For the past 3 years of my life, I've trained myself to wake up at 5 a.m. in order to fit all the non-work stuff in (like writing a blog or running for office) before my day job. If there was a rare moment of free time between scheduled appointments or committee meetings, I'd frantically run to the store to pick up groceries, or if I was at home, I'd cram in folding laundry, unloading the dishwasher, and making a crockpot meal in the 15 minutes before my conference call began. Weekends and evenings were never truly mine - there was always, always, a committee meeting, a forum, you name it. There was NEVER a single moment of down time. Ever. I'm not complaining, it's just the reality of the life of a working mom who happens to have other interests. I dare say that most of the women around us probably experience this very same intense juggling and multi-tasking.
And suddenly, just like that, I had all of my mornings free......most of my evenings free........and by golly, my weekends were all mine again. What's a girl to do? Well, I kind of did nothing. I slept in. Made pancakes for my son on a SCHOOL day (Whoa.) Went for long walks. Picked up a book. And I began to embrace the notion of living with no agenda. And just when I thought I might be content turning into this selfish, lazy human being, magical things began to happen. When I ran for city council, my main platform centered around civil rights, income equality, and economic progress. I wanted to help pass a fairness ordinance that would protect the LGBTQ community from discrimination. I wanted to help create a sustainable community that supported local businesses and met the food, housing and transportation needs of working-class Bereans. I wanted to bridge the racial divide in our town that is so deep that people either deny that it exists, or are afraid to talk about it.

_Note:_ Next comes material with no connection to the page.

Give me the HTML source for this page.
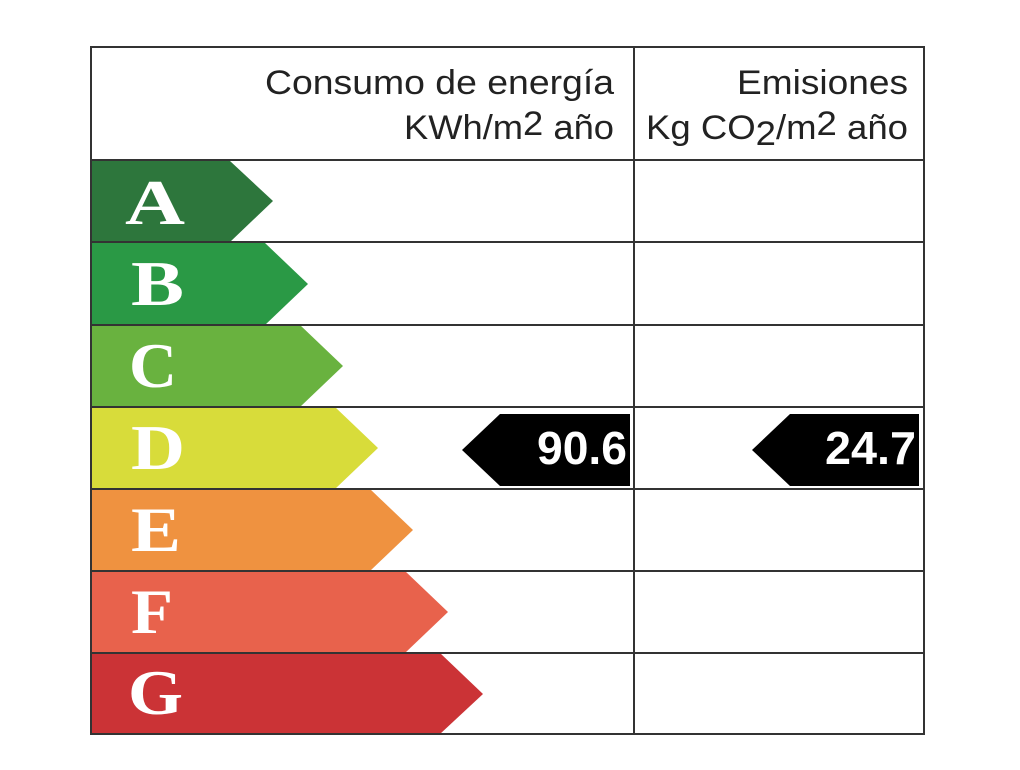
<!DOCTYPE html>
<html><head><style>
body{margin:0;background:#fff;width:1020px;height:765px;overflow:hidden}
</style></head><body>
<svg width="1020" height="765" xmlns="http://www.w3.org/2000/svg">
<rect width="1020" height="765" fill="#fff"/>
<g font-family="Liberation Serif, serif" font-weight="bold" font-size="64" fill="#fff" lengthAdjust="spacingAndGlyphs">
<polygon points="91,161 230,161 273,201 230,242 91,242" fill="#2d763c"/>
<polygon points="91,243 265,243 308,284 265,325 91,325" fill="#2a9945"/>
<polygon points="91,325 300,325 343,366 300,407 91,407" fill="#69b23f"/>
<polygon points="91,407 335,407 378,448 335,489 91,489" fill="#d8dc3a"/>
<polygon points="91,489 370,489 413,530 370,571 91,571" fill="#ef9240"/>
<polygon points="91,571 405,571 448,612 405,653 91,653" fill="#e8624c"/>
<polygon points="91,653 440,653 483,694 440,734 91,734" fill="#cb3336"/>
<text x="125" y="224" textLength="60" lengthAdjust="spacingAndGlyphs">A</text>
<text x="131" y="305" textLength="53" lengthAdjust="spacingAndGlyphs">B</text>
<text x="129" y="387" textLength="48" lengthAdjust="spacingAndGlyphs">C</text>
<text x="131" y="469" textLength="54" lengthAdjust="spacingAndGlyphs">D</text>
<text x="131" y="551" textLength="50" lengthAdjust="spacingAndGlyphs">E</text>
<text x="131" y="633" textLength="42" lengthAdjust="spacingAndGlyphs">F</text>
<text x="128" y="714" textLength="55" lengthAdjust="spacingAndGlyphs">G</text>
</g>
<g stroke="#333" stroke-width="2" fill="none">
<rect x="91" y="47" width="833" height="687"/>
<line x1="634" y1="47" x2="634" y2="734"/>
<line x1="91" y1="160" x2="924" y2="160"/>
<line x1="91" y1="242" x2="924" y2="242"/>
<line x1="91" y1="325" x2="924" y2="325"/>
<line x1="91" y1="407" x2="924" y2="407"/>
<line x1="91" y1="489" x2="924" y2="489"/>
<line x1="91" y1="571" x2="924" y2="571"/>
<line x1="91" y1="653" x2="924" y2="653"/>
</g>
<polygon points="462,450 500,414 630,414 630,486 500,486" fill="#000"/>
<polygon points="752,450 790,414 919,414 919,486 790,486" fill="#000"/>
<g font-family="Liberation Sans, sans-serif" font-weight="bold" font-size="46" fill="#fff">
<text x="537" y="464" textLength="90" lengthAdjust="spacingAndGlyphs">90.6</text>
<text x="825" y="464" textLength="91" lengthAdjust="spacingAndGlyphs">24.7</text>
</g>
<g font-family="Liberation Sans, sans-serif" font-size="34" fill="#222">
<text x="265" y="94" textLength="349" lengthAdjust="spacingAndGlyphs">Consumo de energía</text>
<text x="404" y="139" textLength="210" lengthAdjust="spacingAndGlyphs">KWh/m<tspan dy="-4">2</tspan><tspan dy="4"> año</tspan></text>
<text x="737" y="94" textLength="171" lengthAdjust="spacingAndGlyphs">Emisiones</text>
<text x="646" y="139" textLength="262" lengthAdjust="spacingAndGlyphs">Kg CO<tspan dy="6">2</tspan><tspan dy="-6">/m</tspan><tspan dy="-4">2</tspan><tspan dy="4"> año</tspan></text>
</g>
</svg>
</body></html>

And so without the platform of a seat on city council, my voice was powerless. Or was it? Since November of last year, I have had weekly craft nights with my 7 year-old son. This week we made paper Kenyan masks as we talked about a beautiful country in East Africa, the Maasai tribe, and Lake Victoria. Since my weekends are free, our family has had more time to spend with our dear friends and chosen family, Ronnie and Eric and their beautiful and curious little girl that they are in the process of adopting. Just last week I spent the entire Martin Luther King, Jr. holiday with my son - we made cards welcoming refugee children into the country and we participated in a Black history scavenger hunt at our local museum. I wake up excited every Saturday, because we've been going on local adventures, picking up books from our public library, scouring local flea markets for the perfect Beanie Baby, drinking hot chocolate late at night at our local coffee shop, and waking up at ungodly hours just to get a chocolate-glazed donut from the new donut shop, run by the kind Vietnamese man with the cool Gears of War sweatshirt. During Thanksgiving we welcomed a table full of friends from 3 different faith backgrounds in beautiful shades of brown and white. During the Christmas break, our family carefully went through all of our toys and other material goods and collectively decided which items should go to those who need them more than we do.
I wasn't exactly passing a fairness ordinance, bridging my town's racial divide, or creating a thriving local economy while helping to address income equality. But in some ways I can't help but wonder if I've been minimizing the impact I can have right here under my own roof, with an evolving, and open-minded 7-year old sponge, who has an insatiable appetite to learn about the world around him, and how he fits into it. And well, because I have my mornings, evenings, and weekends fairly open these days, I regularly pencil him in. I may not be doing my life's work in city hall, but I'm slowly learning to see that I am creating ripples in a place I least expected to do so, in a place that perhaps has always needed me the most.